## Section: New Results

### Statistical aspects of topological and geometric data analysis

#### Stability and Minimax Optimality of Tangential Delaunay Complexes for Manifold Reconstruction

Participant : Eddie Aamari.

In collaboration with C. Levrard (Univ. Paris Diderot).

we consider the problem of optimality in manifold reconstruction. A random sample ${\mathbb{X}}_{n}=\{{X}_{1},\dots ,{X}_{n}\}\subset {\mathbb{R}}^{D}$ composed of points lying on a d-dimensional submanifold $M$, with or without outliers drawn in the ambient space, is observed. Based on the tangential Delaunay complex, we construct an estimator$\widehat{M}$ that is ambient isotopic and Hausdorff-close to $M$ with high probability. $\widehat{M}$ is built from existing algorithms. In a model without outliers, we show that this estimator is asymptotically minimax optimal for the Hausdorff distance over a class of submanifolds with reach condition. Therefore, even with no a priori information on the tangent spaces of $M$, our estimator based on tangential Delaunay complexes is optimal. This shows that the optimal rate of convergence can be achieved through existing algorithms. A similar result is also derived in a model with outliers. A geometric interpolation result is derived, showing that the tangential Delaunay complex is stable with respect to noise and perturbations of the tangent spaces. In the process, a denoising procedure and a tangent space estimator both based on local principal component analysis (PCA) are studied [32].

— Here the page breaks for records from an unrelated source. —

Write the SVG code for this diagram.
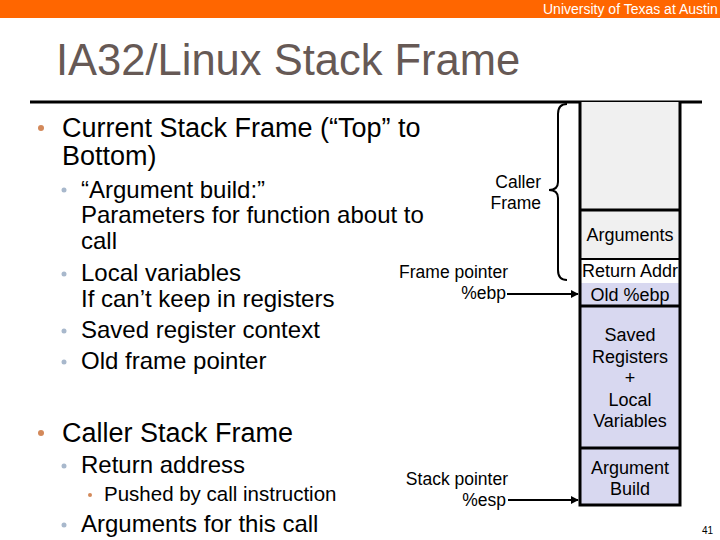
<svg xmlns="http://www.w3.org/2000/svg" width="720" height="540" viewBox="0 0 720 540">
<defs>
<style>
text{font-family:"Liberation Sans",Arial,sans-serif;fill:#000}
.b1{font-size:27px}
.b2{font-size:24px}
.b3{font-size:20.5px}
.lbl{font-size:17.5px}
.cell{font-size:18px;text-anchor:middle}
.r{text-anchor:end}
.d1{fill:#d3895a}
.d2{fill:#a8b8cc}
</style>
<marker id="ah" viewBox="0 0 10 10" refX="9" refY="5" markerWidth="4" markerHeight="4" orient="auto"><path d="M0,0L10,5L0,10z" fill="#000"/></marker>
</defs>
<rect width="720" height="540" fill="#fff"/>
<rect x="0" y="0" width="720" height="18" fill="#ff6600"/>
<text x="543" y="14" style="font-size:14px;fill:#fff">University of Texas at Austin</text>
<text x="56" y="75" style="font-size:43.5px;fill:#665955">IA32/Linux Stack Frame</text>
<line x1="30" y1="102" x2="702" y2="102" stroke="#000" stroke-width="3"/>

<g id="bullets">
<circle class="d1" cx="41" cy="128" r="3"/>
<text class="b1" x="62" y="137">Current Stack Frame (“Top” to</text>
<text class="b1" x="62" y="165">Bottom)</text>
<circle class="d2" cx="64" cy="190" r="2.5"/>
<text class="b2" x="81" y="198">“Argument build:”</text>
<text class="b2" x="81" y="223">Parameters for function about to</text>
<text class="b2" x="81" y="249">call</text>
<circle class="d2" cx="64" cy="274" r="2.5"/>
<text class="b2" x="81" y="281">Local variables</text>
<text class="b2" x="81" y="307">If can’t keep in registers</text>
<circle class="d2" cx="64" cy="331" r="2.5"/>
<text class="b2" x="81" y="338">Saved register context</text>
<circle class="d2" cx="64" cy="362" r="2.5"/>
<text class="b2" x="81" y="369">Old frame pointer</text>
<circle class="d1" cx="41" cy="433" r="3"/>
<text class="b1" x="62" y="442">Caller Stack Frame</text>
<circle class="d2" cx="64" cy="466" r="2.5"/>
<text class="b2" x="81" y="473">Return address</text>
<circle class="d1" cx="90" cy="495" r="2"/>
<text class="b3" x="104" y="501">Pushed by call instruction</text>
<circle class="d2" cx="64" cy="525" r="2.5"/>
<text class="b2" x="81" y="532">Arguments for this call</text>
</g>

<g id="stack">
<rect x="580" y="102" width="100" height="157" fill="#f0f0f0"/>
<rect x="580" y="259" width="100" height="24" fill="#fff"/>
<rect x="580" y="283" width="100" height="222" fill="#d8d8f0"/>
<line x1="580" y1="210" x2="680" y2="210" stroke="#000" stroke-width="3"/>
<line x1="580" y1="259" x2="680" y2="259" stroke="#000" stroke-width="2"/>
<line x1="580" y1="306" x2="680" y2="306" stroke="#000" stroke-width="3"/>
<line x1="580" y1="448" x2="680" y2="448" stroke="#000" stroke-width="3"/>
<path d="M580,102V505H680V102" fill="none" stroke="#000" stroke-width="3"/>
</g>
<g id="cells">
<text class="cell" x="630" y="241">Arguments</text>
<text class="cell" x="630" y="277">Return Addr</text>
<text class="cell" x="630" y="301">Old %ebp</text>
<text class="cell" x="630" y="341">Saved</text>
<text class="cell" x="630" y="363">Registers</text>
<text class="cell" x="630" y="384">+</text>
<text class="cell" x="630" y="406">Local</text>
<text class="cell" x="630" y="427">Variables</text>
<text class="cell" x="630" y="474">Argument</text>
<text class="cell" x="630" y="495">Build</text>
</g>

<g id="labels">
<text class="lbl r" x="541" y="188">Caller</text>
<text class="lbl r" x="541" y="209">Frame</text>
<text class="lbl r" x="508" y="278">Frame pointer</text>
<text class="lbl r" x="506" y="299">%ebp</text>
<text class="lbl r" x="508" y="485">Stack pointer</text>
<text class="lbl r" x="506" y="506">%esp</text>
</g>

<g id="connectors" fill="none" stroke="#000" stroke-width="2">
<path d="M567,104Q558,104 558,114V182Q558,190 549,190Q558,190 558,198V270Q558,280 567,280"/>
<line x1="507" y1="294" x2="578" y2="294" marker-end="url(#ah)"/>
<line x1="508" y1="500" x2="578" y2="500" marker-end="url(#ah)"/>
</g>
<text x="702" y="534" style="font-size:10px">41</text>
</svg>
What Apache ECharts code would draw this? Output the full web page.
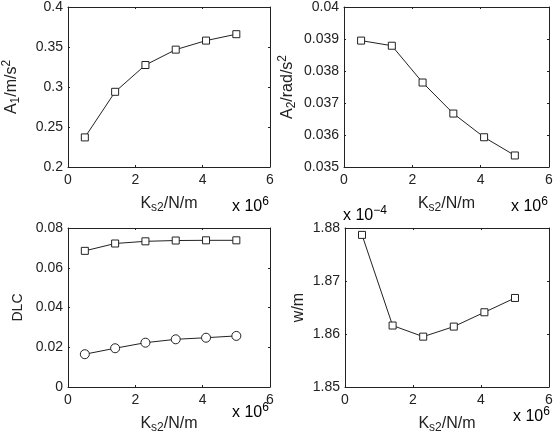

#### Rates in the Central Limit Theorem and diffusion approximation via Stein's Method

Participant : Thomas Bonis.

We present a way to apply Stein's method in order to bound the Wasserstein distance between a, possibly discrete, measure and another measure assumed to be the invariant measure of a diffusion operator. We apply this construction to obtain convergence rates, in terms of $p$-Wasserstein distance for $p\ge 2$, in the Central Limit Theorem in dimension 1 under precise moment conditions. We also establish a similar result for the Wasserstein distance of order 2 in the multidimensional setting. In a second time, we study the convergence of stationary distributions of Markov chains in the context of diffusion approximation, with applications to density estimation from geometric random graphs and to sampling using the Langevin Monte Carlo algorithm [33].

#### Rates of Convergence for Robust Geometric Inference

Participants : Frédéric Chazal, Bertrand Michel.

In collaboration with P. Massart (Univ. Paris Sud et Inria Select team).

Distances to compact sets are widely used in the field of Topological Data Analysis for inferring geometric and topological features from point clouds. In this context, the distance to a probability measure (DTM) has been introduced by Chazal et al. as a robust alternative to the distance a compact set. In practice, the DTM can be estimated by its empirical counterpart, that is the distance to the empirical measure (DTEM). In this paper we give a tight control of the deviation of the DTEM. Our analysis relies on a local analysis of empirical processes. In particular, we show that the rate of convergence of the DTEM directly depends on the regularity at zero of a particular quantile function which contains some local information about the geometry of the support. This quantile function is the relevant quantity to describe precisely how difficult is a geometric inference problem. Several numerical experiments illustrate the convergence of the DTEM and also confirm that our bounds are tight [19].

#### Data driven estimation of Laplace-Beltrami operator

Participants : Frédéric Chazal, Bertrand Michel, Ilaria Giulini.

Approximations of Laplace-Beltrami operators on manifolds through graph Laplacians have become popular tools in data analysis and machine learning. These discretized operators usually depend on bandwidth parameters whose tuning remains a theoretical and practical problem. In this paper, we address this problem for the unnormalized graph Laplacian by establishing an oracle inequality that opens the door to a well-founded data-driven procedure for the bandwidth selection. Our approach relies on recent results by Lacour and Massart on the so-called Lepski’s method [26].